_DATA EXTRACT_
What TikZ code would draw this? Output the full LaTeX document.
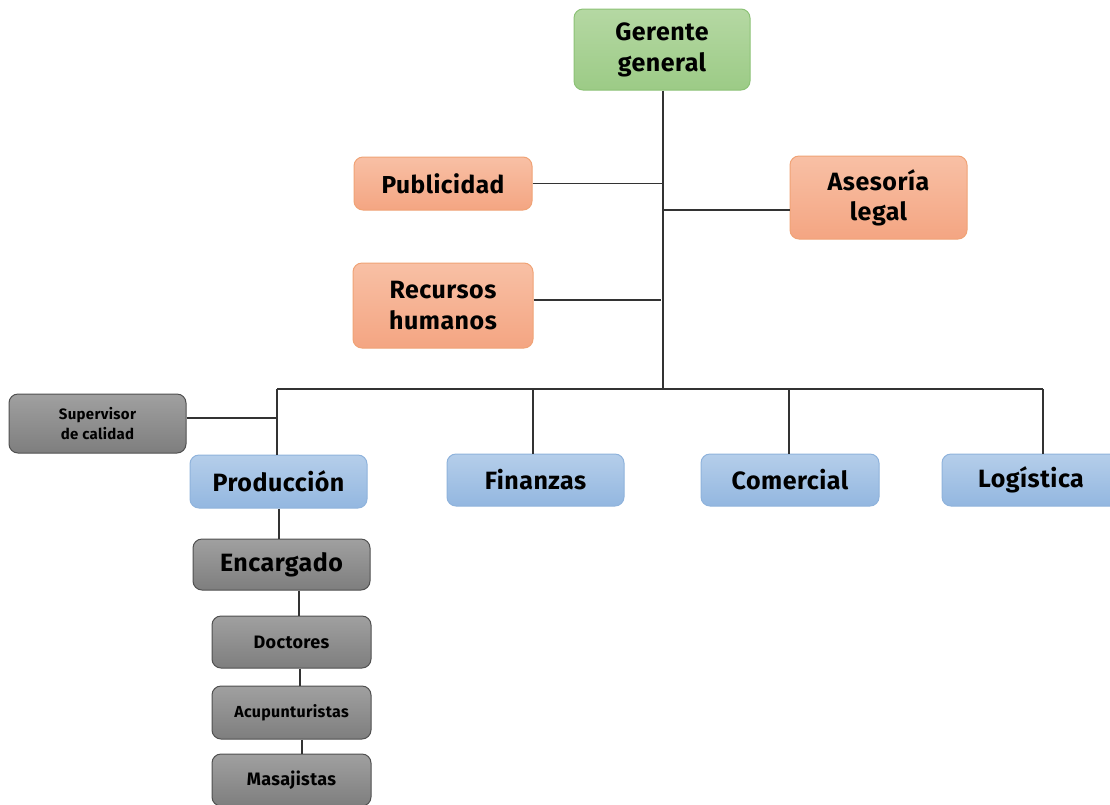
\documentclass[tikz,border=0pt]{standalone}
\usepackage{fontspec}
\setmainfont{Fira Sans}[LetterSpace=2]
\definecolor{gtop}{HTML}{B5D8A3}
\definecolor{gbot}{HTML}{9CCB86}
\definecolor{gline}{HTML}{8CC276}
\definecolor{otop}{HTML}{F8C0A5}
\definecolor{obot}{HTML}{F4A582}
\definecolor{oline}{HTML}{F0A376}
\definecolor{btop}{HTML}{B5CEEA}
\definecolor{bbot}{HTML}{93B7E0}
\definecolor{bline}{HTML}{8FB3DC}
\definecolor{ktop}{HTML}{A0A0A0}
\definecolor{kbot}{HTML}{7E7E7E}
\definecolor{kline}{HTML}{505050}
\definecolor{conn}{HTML}{333333}
\tikzset{
  box/.style={rounded corners=9pt, draw, line width=1pt, align=center,
    font=\bfseries, text=black, inner sep=0pt},
  green/.style={box, top color=gtop, bottom color=gbot, draw=gline},
  orange/.style={box, top color=otop, bottom color=obot, draw=oline},
  blue/.style={box, top color=btop, bottom color=bbot, draw=bline},
  grey/.style={box, top color=ktop, bottom color=kbot, draw=kline},
  link/.style={draw=conn, line width=1.8pt},
}
\begin{document}
\begin{tikzpicture}[x=1pt,y=-1pt]
\useasboundingbox (0,0) rectangle (1110,804);
\fill[white] (0,0) rectangle (1110,804);
\node[green, minimum width=176pt, minimum height=81pt, font=\bfseries\fontsize{25}{31}\selectfont] (gg) at (662,49.5) {Gerente\\general};
\node[orange, minimum width=178pt, minimum height=53pt, font=\bfseries\fontsize{24.5}{27}\selectfont] (pub) at (443,183.5) {Publicidad};
\node[orange, minimum width=177pt, minimum height=83pt, font=\bfseries\fontsize{25}{30}\selectfont] (ase) at (878.5,197.5) {Asesoría\\legal};
\node[orange, minimum width=180pt, minimum height=85pt, font=\bfseries\fontsize{25}{31}\selectfont] (rh) at (443,305.5) {Recursos\\humanos};
\node[grey, minimum width=177pt, minimum height=59pt, font=\bfseries\fontsize{15}{20}\selectfont] (sup) at (97.5,423.5) {Supervisor\\de calidad};
\node[blue, minimum width=177pt, minimum height=53pt, font=\bfseries\fontsize{25}{27}\selectfont] (pro) at (278.5,481.5) {Producción};
\node[blue, minimum width=177pt, minimum height=52pt, font=\bfseries\fontsize{25}{27}\selectfont] (fin) at (535.5,480) {Finanzas};
\node[blue, minimum width=178pt, minimum height=52pt, font=\bfseries\fontsize{25}{27}\selectfont] (com) at (790,480) {Comercial};
\node[blue, minimum width=178pt, minimum height=52pt, font=\bfseries\fontsize{25}{27}\selectfont] (log) at (1031,480) {Logística};
\node[grey, minimum width=177pt, minimum height=51pt, font=\bfseries\fontsize{25}{27}\selectfont] (enc) at (281.5,564.5) {Encargado};
\node[grey, minimum width=159pt, minimum height=52pt, font=\bfseries\fontsize{18}{20}\selectfont] (doc) at (291.5,642) {Doctores};
\node[grey, minimum width=159pt, minimum height=53pt, font=\bfseries\fontsize{16}{18}\selectfont] (acu) at (291.5,712.5) {Acupunturistas};
\node[grey, minimum width=159pt, minimum height=52pt, font=\bfseries\fontsize{18}{20}\selectfont] (mas) at (291.5,780) {Masajistas};
% connectors
\coordinate (t0) at (663,388);
\coordinate (bL) at (277,389);
\coordinate (bR) at (1043,389);
\draw[link] (gg.south -| 663,0) -- (t0);
\draw[link] (pub.east) -- (pub.east -| 663,0);
\draw[link] (ase.west |- 0,210) -- (663,210);
\draw[link] (rh.east |- 0,300) -- (661,300);
\draw[link] (bL) -- (bR);
\draw[link] (bL) -- (pro.north -| bL);
\draw[link] (533,389) -- (fin.north -| 533,0);
\draw[link] (789,389) -- (com.north -| 789,0);
\draw[link] (bR) -- (log.north -| bR);
\draw[link] (sup.east |- 0,418) -- (277,418);
\draw[link] (pro.south -| 279,0) -- (enc.north -| 279,0);
\draw[link] (enc.south -| 299,0) -- (doc.north -| 299,0);
\draw[link] (doc.south -| 300,0) -- (acu.north -| 300,0);
\draw[link] (acu.south -| 302,0) -- (mas.north -| 302,0);
\end{tikzpicture}
\end{document}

_YOUR TASK_
Reproduce each line word for word and drop the pictures.

_TASK ANSWER_
What TikZ code would draw this? Output the full LaTeX document.
\documentclass[tikz,border=0pt]{standalone}
\usepackage{fontspec}
\setmainfont{Fira Sans}[LetterSpace=2]
\definecolor{gtop}{HTML}{B5D8A3}
\definecolor{gbot}{HTML}{9CCB86}
\definecolor{gline}{HTML}{8CC276}
\definecolor{otop}{HTML}{F8C0A5}
\definecolor{obot}{HTML}{F4A582}
\definecolor{oline}{HTML}{F0A376}
\definecolor{btop}{HTML}{B5CEEA}
\definecolor{bbot}{HTML}{93B7E0}
\definecolor{bline}{HTML}{8FB3DC}
\definecolor{ktop}{HTML}{A0A0A0}
\definecolor{kbot}{HTML}{7E7E7E}
\definecolor{kline}{HTML}{505050}
\definecolor{conn}{HTML}{333333}
\tikzset{
  box/.style={rounded corners=9pt, draw, line width=1pt, align=center,
    font=\bfseries, text=black, inner sep=0pt},
  green/.style={box, top color=gtop, bottom color=gbot, draw=gline},
  orange/.style={box, top color=otop, bottom color=obot, draw=oline},
  blue/.style={box, top color=btop, bottom color=bbot, draw=bline},
  grey/.style={box, top color=ktop, bottom color=kbot, draw=kline},
  link/.style={draw=conn, line width=1.8pt},
}
\begin{document}
\begin{tikzpicture}[x=1pt,y=-1pt]
\useasboundingbox (0,0) rectangle (1110,804);
\fill[white] (0,0) rectangle (1110,804);
\node[green, minimum width=176pt, minimum height=81pt, font=\bfseries\fontsize{25}{31}\selectfont] (gg) at (662,49.5) {Gerente\\general};
\node[orange, minimum width=178pt, minimum height=53pt, font=\bfseries\fontsize{24.5}{27}\selectfont] (pub) at (443,183.5) {Publicidad};
\node[orange, minimum width=177pt, minimum height=83pt, font=\bfseries\fontsize{25}{30}\selectfont] (ase) at (878.5,197.5) {Asesoría\\legal};
\node[orange, minimum width=180pt, minimum height=85pt, font=\bfseries\fontsize{25}{31}\selectfont] (rh) at (443,305.5) {Recursos\\humanos};
\node[grey, minimum width=177pt, minimum height=59pt, font=\bfseries\fontsize{15}{20}\selectfont] (sup) at (97.5,423.5) {Supervisor\\de calidad};
\node[blue, minimum width=177pt, minimum height=53pt, font=\bfseries\fontsize{25}{27}\selectfont] (pro) at (278.5,481.5) {Producción};
\node[blue, minimum width=177pt, minimum height=52pt, font=\bfseries\fontsize{25}{27}\selectfont] (fin) at (535.5,480) {Finanzas};
\node[blue, minimum width=178pt, minimum height=52pt, font=\bfseries\fontsize{25}{27}\selectfont] (com) at (790,480) {Comercial};
\node[blue, minimum width=178pt, minimum height=52pt, font=\bfseries\fontsize{25}{27}\selectfont] (log) at (1031,480) {Logística};
\node[grey, minimum width=177pt, minimum height=51pt, font=\bfseries\fontsize{25}{27}\selectfont] (enc) at (281.5,564.5) {Encargado};
\node[grey, minimum width=159pt, minimum height=52pt, font=\bfseries\fontsize{18}{20}\selectfont] (doc) at (291.5,642) {Doctores};
\node[grey, minimum width=159pt, minimum height=53pt, font=\bfseries\fontsize{16}{18}\selectfont] (acu) at (291.5,712.5) {Acupunturistas};
\node[grey, minimum width=159pt, minimum height=52pt, font=\bfseries\fontsize{18}{20}\selectfont] (mas) at (291.5,780) {Masajistas};
% connectors
\coordinate (t0) at (663,388);
\coordinate (bL) at (277,389);
\coordinate (bR) at (1043,389);
\draw[link] (gg.south -| 663,0) -- (t0);
\draw[link] (pub.east) -- (pub.east -| 663,0);
\draw[link] (ase.west |- 0,210) -- (663,210);
\draw[link] (rh.east |- 0,300) -- (661,300);
\draw[link] (bL) -- (bR);
\draw[link] (bL) -- (pro.north -| bL);
\draw[link] (533,389) -- (fin.north -| 533,0);
\draw[link] (789,389) -- (com.north -| 789,0);
\draw[link] (bR) -- (log.north -| bR);
\draw[link] (sup.east |- 0,418) -- (277,418);
\draw[link] (pro.south -| 279,0) -- (enc.north -| 279,0);
\draw[link] (enc.south -| 299,0) -- (doc.north -| 299,0);
\draw[link] (doc.south -| 300,0) -- (acu.north -| 300,0);
\draw[link] (acu.south -| 302,0) -- (mas.north -| 302,0);
\end{tikzpicture}
\end{document}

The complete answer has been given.